Wednesday, May 18, 2011

Playing By The Rules

For those of you who may not have noticed, I have been rather silent on the execution of Osama bin Laden. Don't get me wrong, it's not because I don't believe that this was an evil man, a murdering thug, and and a terrorist who deserved to die. Like many others in this country, I am quite glad to see bin Laden gone. I have even managed to take off my tin foil hat long enough to get past the inconsistency of the information released by the White House after the raid. 

We are after all, talking about self-serving politicians attempting to speak about the selfless acts of a group of elite soldiers (sorry, sailors) that they have no better chance of understanding than men have of understanding women. It's to be expected therefore, that getting the story 'straight' (you know, telling it in a manner that would make the politicians sitting in a nice, safe room in Washington and facing danger no greater than from paper cuts or their own misstatements) might take a couple of tries and perhaps some creative 'spinning' from the professional writers around them. 

What does concern me however is the continuing level of arrogance that this latest strategy in the 'War on Terror' illustrates. Perhaps it's simply something about this war that I don't understand. It is after all, like the 'War on Drugs' and the 'War on Poverty' a rather ambiguous conflict with imprecise goals, indefinite strategy, and equivocal declarations of success. In fact, if we are to believe what we have been told in the last couple of years, it's not actually a war at all. 

So you can imagine my confusion when an elite military unit is sent in to take out what must be considered a military target under a kill order in a war that doesn't exist. Was this action taken under the auspices of the 'War Powers Act'; and if so are there now any effective limits that Congress will place on this exercise of Executive power? (If not, an even greater question exists as to its limits.) Is it now considered right and proper to violate the national sovereignty of any nation we choose in order to execute (a term I use guardedly) such a strategy? Is it now acceptable for the US government to send troops across any border, without the permission of Congress or any nation (enemy or ally), to work the will of the Executive branch of government against any individual, a group, or government?  

At this point the whole thing becomes less about bin Laden than it does about us. Whether Pakistan is a poor ally or not, that doesn't justify the government of the United States kicking them to the curb to meet out punishment decided upon without any pretense of abiding by the rule of law. Criminals don't play by the rules in this country either (hence the term criminals), but the police are not excused from following the rule of law when dealing with them, no matter what terrible acts they may have committed. 

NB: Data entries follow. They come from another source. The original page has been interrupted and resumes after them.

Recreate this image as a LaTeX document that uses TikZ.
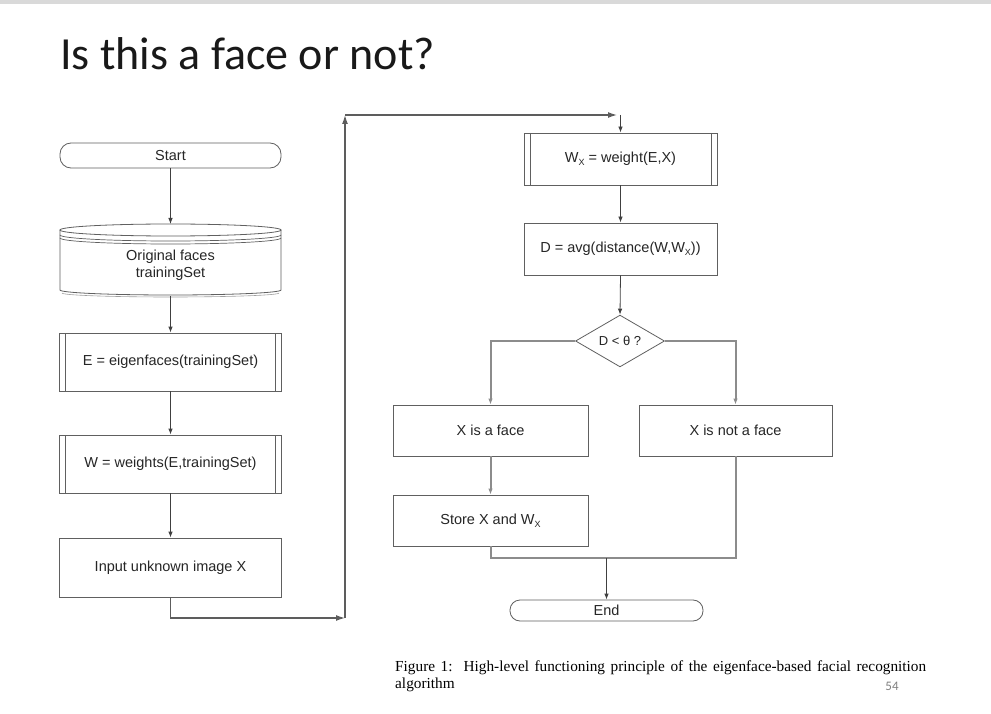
\documentclass[tikz,border=0pt]{standalone}
\usepackage{fontspec}
\setmainfont{Liberation Sans}
\newfontfamily\titlefont{Carlito}
\newfontfamily\capfont{Liberation Serif}
\usetikzlibrary{shapes.geometric,arrows.meta}
\definecolor{boxc}{HTML}{606060}
\definecolor{linec}{HTML}{404040}
\definecolor{grayl}{HTML}{8C8C8C}
\newcommand\subx{\raisebox{-0.4ex}{\fontsize{9}{9}\selectfont X}}
\tikzset{
  x=1pt,y=1pt,
  lbl/.style={font=\fontsize{14.5}{17}\selectfont, text=black!85},
  procbox/.style={lbl, draw=boxc, line width=0.8pt, rectangle, inner sep=0pt, align=center},
  predef/.style={procbox, path picture={
      \draw[boxc, line width=0.7pt] ([xshift=6pt]path picture bounding box.north west) -- ([xshift=6pt]path picture bounding box.south west);
      \draw[boxc, line width=0.7pt] ([xshift=-6pt]path picture bounding box.north east) -- ([xshift=-6pt]path picture bounding box.south east);}},
  termbox/.style={procbox, rounded corners=11pt},
  arr/.style={draw=linec, line width=0.8pt, -{Latex[length=6pt,width=4.5pt]}},
  loopl/.style={draw=linec!85, line width=1.3pt},
  looparr/.style={loopl, -{Latex[length=9pt,width=6pt]}},
  grayline/.style={draw=grayl, line width=2pt},
  grayarr/.style={grayline, -{Latex[length=6pt,width=4.5pt]}}
}
\begin{document}
\begin{tikzpicture}
\useasboundingbox (0,0) rectangle (991,-714);
\fill[white] (0,0) rectangle (991,-714);
\fill[black!15] (0,0) rectangle (991,-4);

\node[anchor=base west, inner sep=0pt, text=black!90, font=\titlefont\fontsize{46}{50}\selectfont] (title) at (60,-70) {Is this a face or not?};

% left column
\node[termbox, minimum width=221, minimum height=25] (start) at (170.5,-155.5) {Start};
\node[lbl, minimum width=221, minimum height=72, inner sep=0pt, align=center] (orig) at (170.5,-265) {Original faces\\trainingSet};
% cylinder drawing
\draw[boxc, line width=0.8pt] (170.5,-230) ellipse [x radius=110.5, y radius=6];
\draw[boxc, line width=0.7pt] (60,-230) -- (60,-235) arc[start angle=180, end angle=360, x radius=110.5, y radius=6] -- (281,-230);
\draw[boxc, line width=0.7pt] (60,-235) -- (60,-238) arc[start angle=180, end angle=360, x radius=110.5, y radius=6] -- (281,-235);
\draw[boxc, line width=0.8pt] (60,-238) -- (60,-290) arc[start angle=180, end angle=360, x radius=110.5, y radius=5] -- (281,-238);
\draw[boxc!60, line width=0.6pt] (62,-293) arc[start angle=180, end angle=360, x radius=108.5, y radius=4];

\node[predef, minimum width=222, minimum height=58] (E) at (170.5,-362) {E = eigenfaces(trainingSet)};
\node[predef, minimum width=222, minimum height=58] (W) at (170.5,-464) {W = weights(E,trainingSet)};
\node[procbox, minimum width=222, minimum height=59] (input) at (170.5,-567.5) {Input unknown image X};

\draw[arr] (start.south) -- (170.5,-224);
\draw[arr] (170.5,-296) -- (E.north);
\draw[arr] (E.south) -- (W.north);
\draw[arr] (W.south) -- (input.north);

% loop
\coordinate (c2) at (345,-618);
\coordinate (c3) at (345,-115);
\coordinate (c4) at (620.5,-115);
\coordinate (c4a) at (617,-115);
\draw[looparr] (input.south) |- (c2);
\draw[looparr] (c2) -- (c3);
\draw[looparr] (c3) -- (c4a);

% right column
\node[predef, minimum width=193, minimum height=52] (Wx) at (620.5,-159) {W\subx{} = weight(E,X)};
\node[procbox, minimum width=193, minimum height=52] (D) at (620.5,-249) {D = avg(distance(W,W\subx))};
\node[lbl, draw=boxc, line width=0.8pt, diamond, minimum width=89, minimum height=51, inner sep=0pt, font=\fontsize{13}{15}\selectfont] (dec) at (620,-341) {D {\textless} θ ?};
\node[procbox, minimum width=195, minimum height=51] (face) at (490.5,-430.5) {X is a face};
\node[procbox, minimum width=193, minimum height=51] (notface) at (735.5,-430.5) {X is not a face};
\node[procbox, minimum width=195, minimum height=51] (store) at (490.5,-520.5) {Store X and W\subx};
\node[termbox, rounded corners=10pt, minimum width=193, minimum height=21] (end) at (606.5,-610.5) {End};

\draw[arr] (c4) -- (Wx.north);
\draw[arr] (Wx.south) -- (D.north);
\draw[arr] (D.south) -- (dec.north);
\draw[grayarr] (dec.west) -| (face.north);
\draw[grayarr] (dec.east) -| (notface.north);
\draw[grayarr] (face.south) -- (store.north);
\coordinate (m) at (606.5,-558);
\draw[grayline] (store.south) |- (m) -| (notface.south);
\draw[arr] (m) -- (end.north);

% caption
\node[anchor=north west, inner sep=0pt, align=left, font=\capfont\fontsize{15.3}{16.5}\selectfont] (cap) at (395,-661) {\makebox[531pt][s]{Figure 1:\ \ High-level functioning principle of the eigenface-based facial recognition}\\algorithm};
\node[anchor=base, inner sep=0pt, text=black!50, font=\titlefont\fontsize{13}{15}\selectfont] (pnum) at (892,-690) {54};
\end{tikzpicture}
\end{document}
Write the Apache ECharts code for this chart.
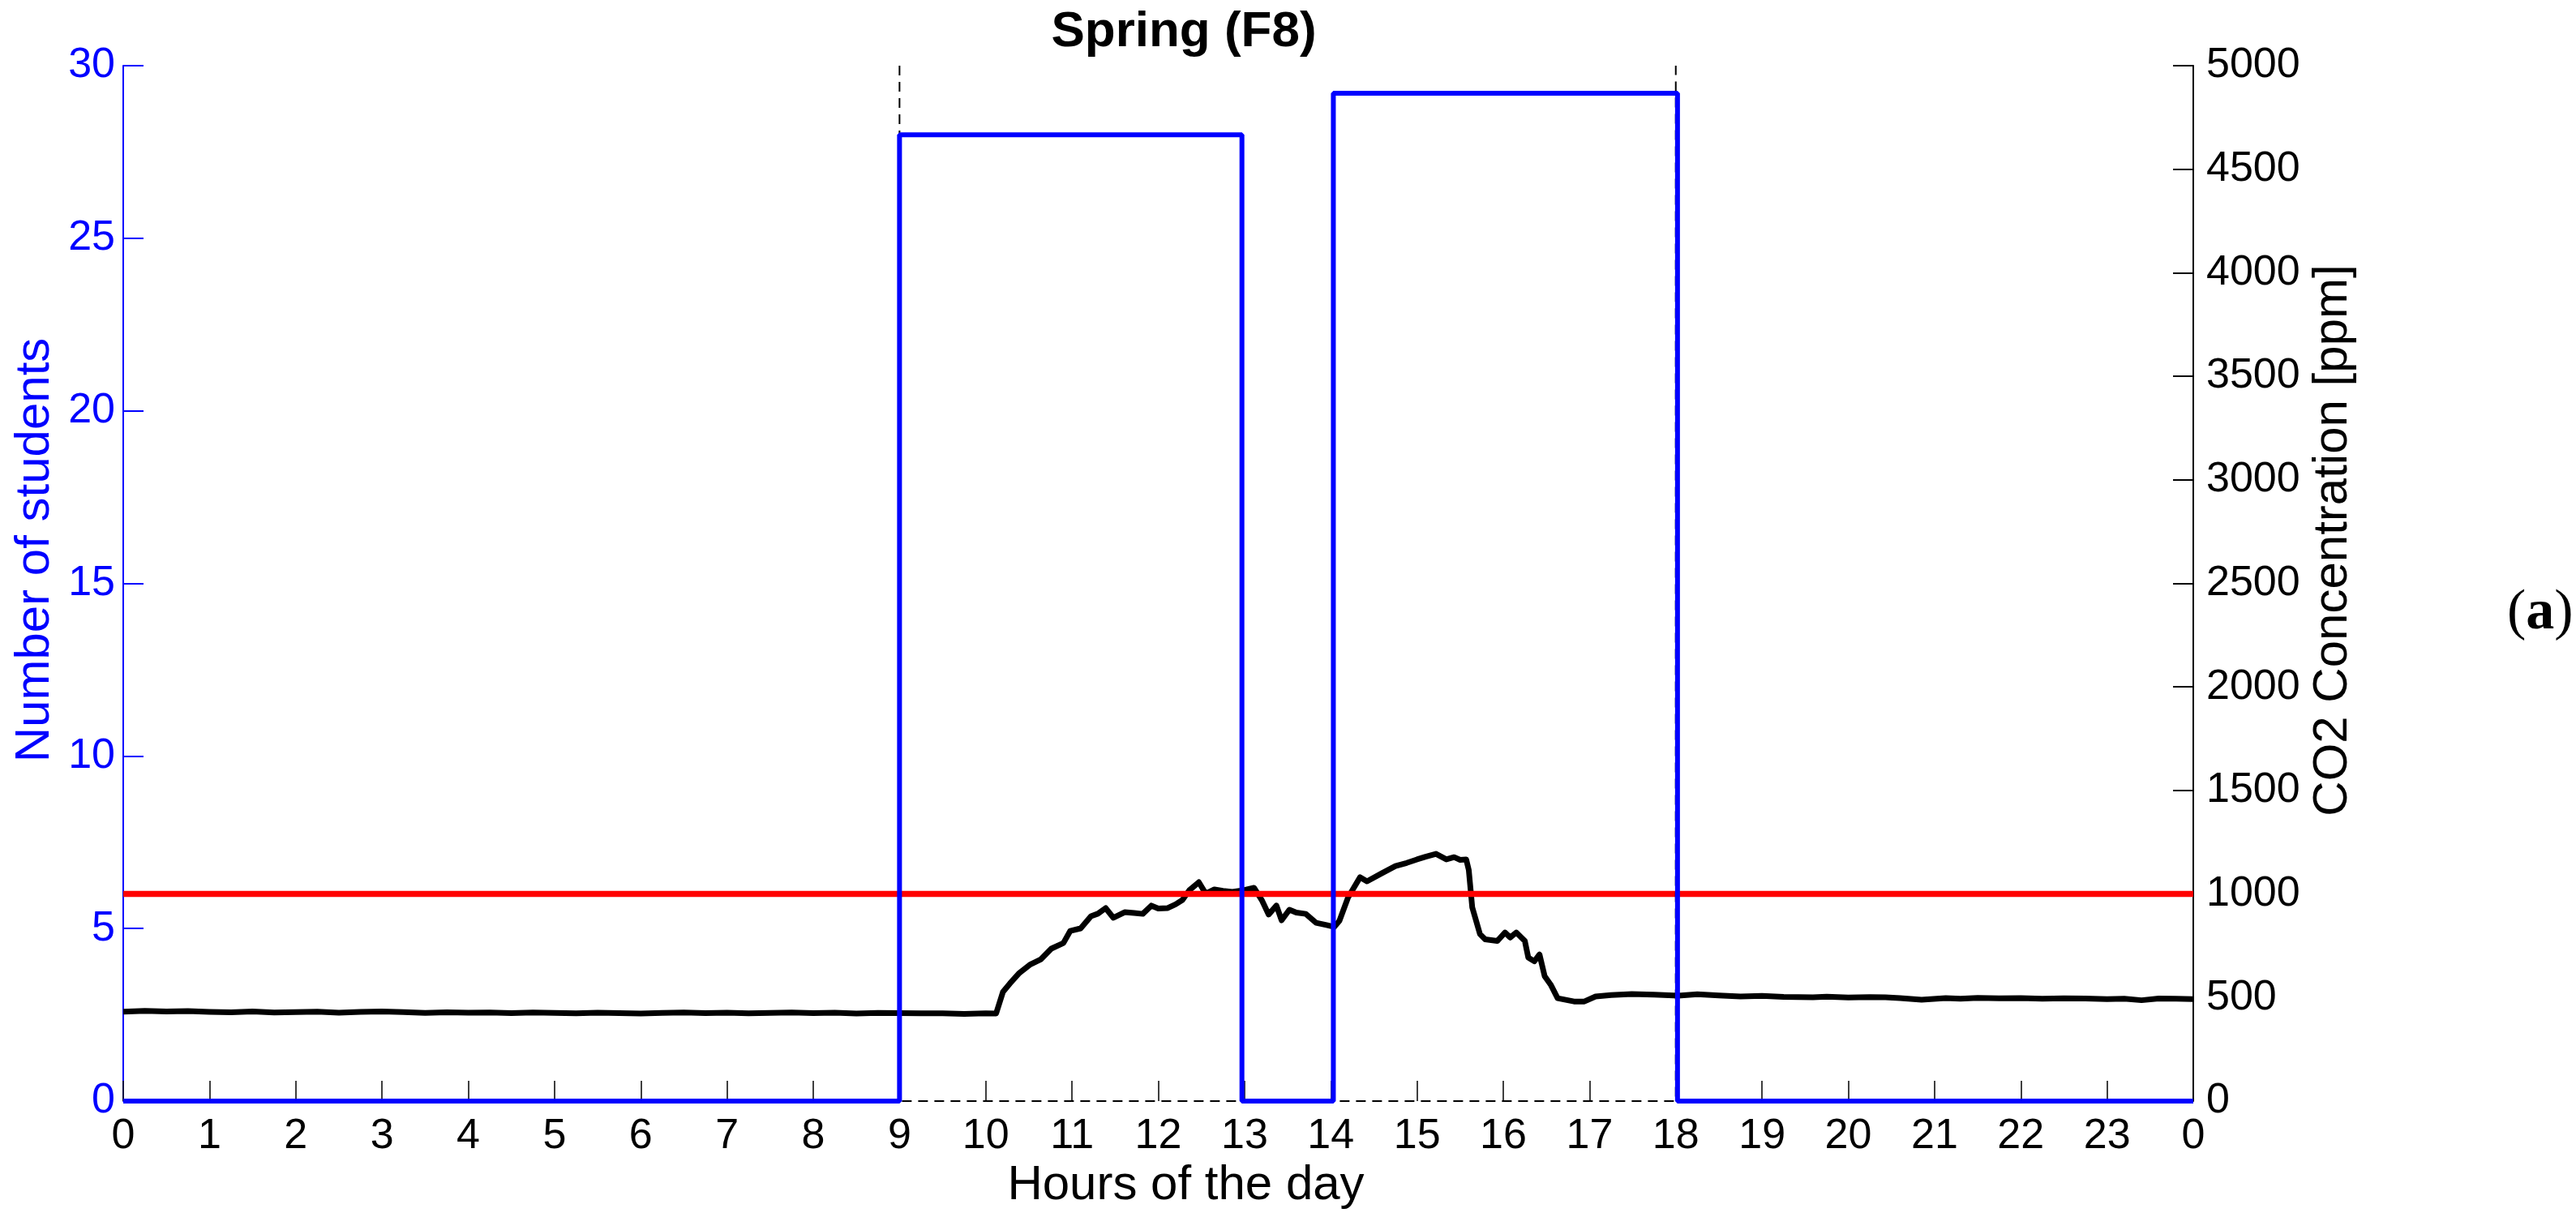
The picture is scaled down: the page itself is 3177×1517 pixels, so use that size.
<!DOCTYPE html>
<html>
<head>
<meta charset="utf-8">
<script src="https://cdn.jsdelivr.net/npm/echarts@6/dist/echarts.min.js"></script>
<style>
  html, body { margin: 0; padding: 0; background: #fff; }
  #chart { width: 3177px; height: 1517px; }
</style>
</head>
<body>
<div id="chart"></div>
<script>
// CO2 logger trace (hours, ppm)
const co2Hours = [
  0, 0.25, 0.5, 0.75, 1, 1.25, 1.5, 1.75, 2, 2.25, 2.5, 2.75, 3, 3.25, 3.5, 3.75,
  4, 4.25, 4.5, 4.75, 5, 5.25, 5.5, 5.75, 6, 6.25, 6.5, 6.75, 7, 7.25, 7.5, 7.75,
  8, 8.25, 8.5, 8.75, 9, 9.25, 9.5, 9.75, 10, 10.12, 10.2, 10.28, 10.39, 10.51,
  10.64, 10.76, 10.9, 10.98, 11.1, 11.22, 11.3, 11.39, 11.48, 11.61, 11.72, 11.82,
  11.92, 12, 12.11, 12.2, 12.28, 12.36, 12.47, 12.55, 12.65, 12.75, 12.86, 12.99,
  13.11, 13.2, 13.28, 13.37, 13.43, 13.52, 13.6, 13.71, 13.83, 13.95, 14.04, 14.1,
  14.2, 14.34, 14.42, 14.59, 14.75, 14.88, 15, 15.1, 15.22, 15.34, 15.43, 15.5,
  15.57, 15.6, 15.64, 15.73, 15.79, 15.93, 16.02, 16.08, 16.15, 16.25, 16.29, 16.36,
  16.42, 16.48, 16.55, 16.63, 16.82, 16.94, 17.07, 17.25, 17.49, 17.75, 18.03, 18.25,
  18.5, 18.75, 19, 19.25, 19.59, 19.75, 20, 20.25, 20.43, 20.6, 20.85, 21.13, 21.3,
  21.5, 21.75, 22, 22.25, 22.5, 22.75, 23, 23.2, 23.4, 23.6, 23.8, 24
]
const co2Ppm = [
  432, 436, 433, 435, 431, 429, 433, 428, 430, 432, 427, 431, 433, 430, 426, 429,
  427, 428, 425, 428, 426, 424, 427, 425, 423, 426, 428, 425, 427, 424, 426, 428,
  425, 427, 423, 426, 425, 424, 424, 421, 424, 423, 528, 568, 619, 658,
  685, 736, 763, 822, 834, 893, 905, 932, 885, 912, 908, 904,
  944, 930, 932, 950, 971, 1018, 1057, 1002, 1022, 1015, 1010, 1018,
  1030, 971, 901, 944, 873, 924, 910, 904, 861, 850, 841, 870,
  983, 1081, 1061, 1100, 1135, 1150, 1167, 1180, 1194, 1167, 1178, 1165,
  1167, 1116, 936, 806, 781, 773, 814, 790, 814, 773, 693, 675,
  708, 603, 562, 497, 481, 481, 505, 512, 517, 514, 509, 516,
  510, 505, 508, 503, 501, 504, 500, 502, 501, 497, 489, 497, 494,
  498, 496, 497, 494, 496, 495, 492, 494, 487, 495, 494, 492
]

// occupancy (number of students)
const occHours = [0, 9, 9, 12.97, 12.97, 14.03, 14.03, 18.02, 18.02, 24]
const occStudents = [0, 0, 28, 28, 0, 0, 29.2, 29.2, 0, 0]

// lesson schedule frame (dashed) on the students axis
const schedHours = [9, 9, 18, 18]
const schedStudents = [30, 0, 0, 30]

// 1000 ppm limit
const limitHours = [0, 24]
const limitPpm = [1000, 1000]

const pairs = (xs, ys) => xs.map((x, i) => [x, ys[i]])

const font = "'Liberation Sans', Arial, Helvetica, sans-serif"
const echart = echarts.init(document.getElementById('chart'), null, { renderer: 'canvas' })

const option = {
  animation: false,
  backgroundColor: '#fff',
  textStyle: { fontFamily: font },
  title: {
    text: 'Spring (F8)',
    left: 1455,
    top: 4,
    textAlign: 'center',
    textStyle: { fontFamily: font, fontSize: 62, fontWeight: 'bold', color: '#000' }
  },
  grid: {
    left: 152,
    right: 472,
    top: 81,
    bottom: 159
  },
  xAxis: {
    type: 'value',
    min: 0,
    max: 24,
    interval: 1,
    name: 'Hours of the day',
    nameLocation: 'middle',
    nameGap: 72,
    // label sits a little right of the axis centre in the original
    nameTextStyle: { fontFamily: font, fontSize: 60, color: '#000', padding: [0, 0, 0, 68] },
    axisLine: { show: false },
    axisTick: { show: true, inside: true, length: 25, lineStyle: { color: '#000', width: 1.5 } },
    axisLabel: {
      margin: 18,
      fontSize: 52,
      color: '#000',
      fontFamily: font,
      formatter: function (v) { return String(v % 24) }
    },
    splitLine: { show: false }
  },
  yAxis: [
    {
      type: 'value',
      min: 0,
      max: 30,
      interval: 5,
      position: 'left',
      name: 'Number of students',
      nameLocation: 'middle',
      nameGap: 76,
      nameTextStyle: { fontFamily: font, fontSize: 60, color: '#0000ff', padding: [0, 0, 0, 82] },
      axisLine: { show: true, lineStyle: { color: '#0000ff', width: 2 } },
      axisTick: { show: true, inside: true, length: 25, lineStyle: { color: '#0000ff', width: 2 } },
      axisLabel: { margin: 10, fontSize: 52, color: '#0000ff', fontFamily: font },
      splitLine: { show: false }
    },
    {
      type: 'value',
      min: 0,
      max: 5000,
      interval: 500,
      position: 'right',
      name: 'CO2 Concentration [ppm]',
      nameLocation: 'middle',
      nameGap: 110,
      nameTextStyle: { fontFamily: font, fontSize: 60, color: '#000', padding: [0, 0, 0, 106] },
      axisLine: { show: true, lineStyle: { color: '#000', width: 2 } },
      axisTick: { show: true, inside: true, length: 25, lineStyle: { color: '#000', width: 2 } },
      axisLabel: {
        margin: 16,
        fontSize: 52,
        color: '#000',
        fontFamily: font,
        formatter: function (v) { return String(v) }
      },
      splitLine: { show: false }
    }
  ],
  graphic: [
    {
      type: 'text',
      left: 3092,
      top: 722,
      style: {
        text: '({b|a})',
        font: "70px 'Liberation Serif', 'DejaVu Serif', serif",
        fill: '#000',
        rich: {
          b: { fontFamily: "'Liberation Serif', 'DejaVu Serif', serif", fontSize: 70, fontWeight: 'bold', fill: '#000' }
        }
      }
    }
  ],
  series: [
    {
      name: 'CO2',
      type: 'line',
      xAxisIndex: 0,
      yAxisIndex: 1,
      data: pairs(co2Hours, co2Ppm),
      showSymbol: false,
      z: 2,
      lineStyle: { color: '#000', width: 7, join: 'round' }
    },
    {
      name: 'limit',
      type: 'line',
      xAxisIndex: 0,
      yAxisIndex: 1,
      data: pairs(limitHours, limitPpm),
      showSymbol: false,
      z: 3,
      lineStyle: { color: '#ff0000', width: 7.5 }
    },
    {
      name: 'schedule',
      type: 'line',
      xAxisIndex: 0,
      yAxisIndex: 0,
      data: pairs(schedHours, schedStudents),
      showSymbol: false,
      z: 4,
      lineStyle: { color: '#000', width: 2, type: [12, 8] }
    },
    {
      name: 'students',
      type: 'line',
      xAxisIndex: 0,
      yAxisIndex: 0,
      data: pairs(occHours, occStudents),
      showSymbol: false,
      z: 5,
      lineStyle: { color: '#0000ff', width: 6 }
    }
  ]
}

echart.setOption(option)
</script>
</body>
</html>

One might also question the lack of outrage of the American people on the subject at a time when so many are concerned over the security of our own borders; but only if one were seeking consistent logic and reasoning in those people. Most of us, however grudgingly, accept that there are rules in a modern society that we must conform to or civilization simply fails to exist. Many of them we follow with little conscious thought, as they are conventions of little import or concern. 

We agree on things as simple as where to place a knife, fork, and spoon in place settings around the table. We agree to obey local, state, and federal laws so that we may live in an ordered society. We likewise form a government, limited in what it has the power to do, based on the Constitution of the United States in order to create and enforce those laws to protect us not only from each other, but from that government. And just as there are rules and laws to protect people from each other, there are rules and conventions to protect one nation from another. 

This country has gone to war more than once to protect other nations from those considered despots for violating those rules and conventions. How then are we to view our own nation acting as the worst sort of bully in this recent act? Flush still with military power (stretched however thin) and still willing to buy friendship and compliance with our wishes around the world, we coerce cooperation of friend and foe alike. Claiming to be a bastion of the principle of the 'rule of law', we are apparently not above violating such principles in the name or working our will upon our enemies. Assuming a mantle of menacing omnipotence, we justify acts of strong-armed persuasion that we would fight to the death to defend ourselves and others from. 

 It may be past time that we took a hard look at not the ability, but the right of this nation to impose its will upon the world regardless of the consequences. It may be time to ask ourselves whether it's more important to win at any cost, or to play by the rules.

1 comment:

Roland Hansen said...

What a wonderfully worded commentary that puts it all in proper perspective.

Unfortunately, it does appear as if large numbers of Americans and politicians have fine-tuned the art of selective perception and selective reasoning into a science that is now second nature to them in their daily practice of choosing which parts of the Constitution and of American ideals upon which our great nation was founded are applicable to whom, when, and where at whatever cost to freedom and liberty.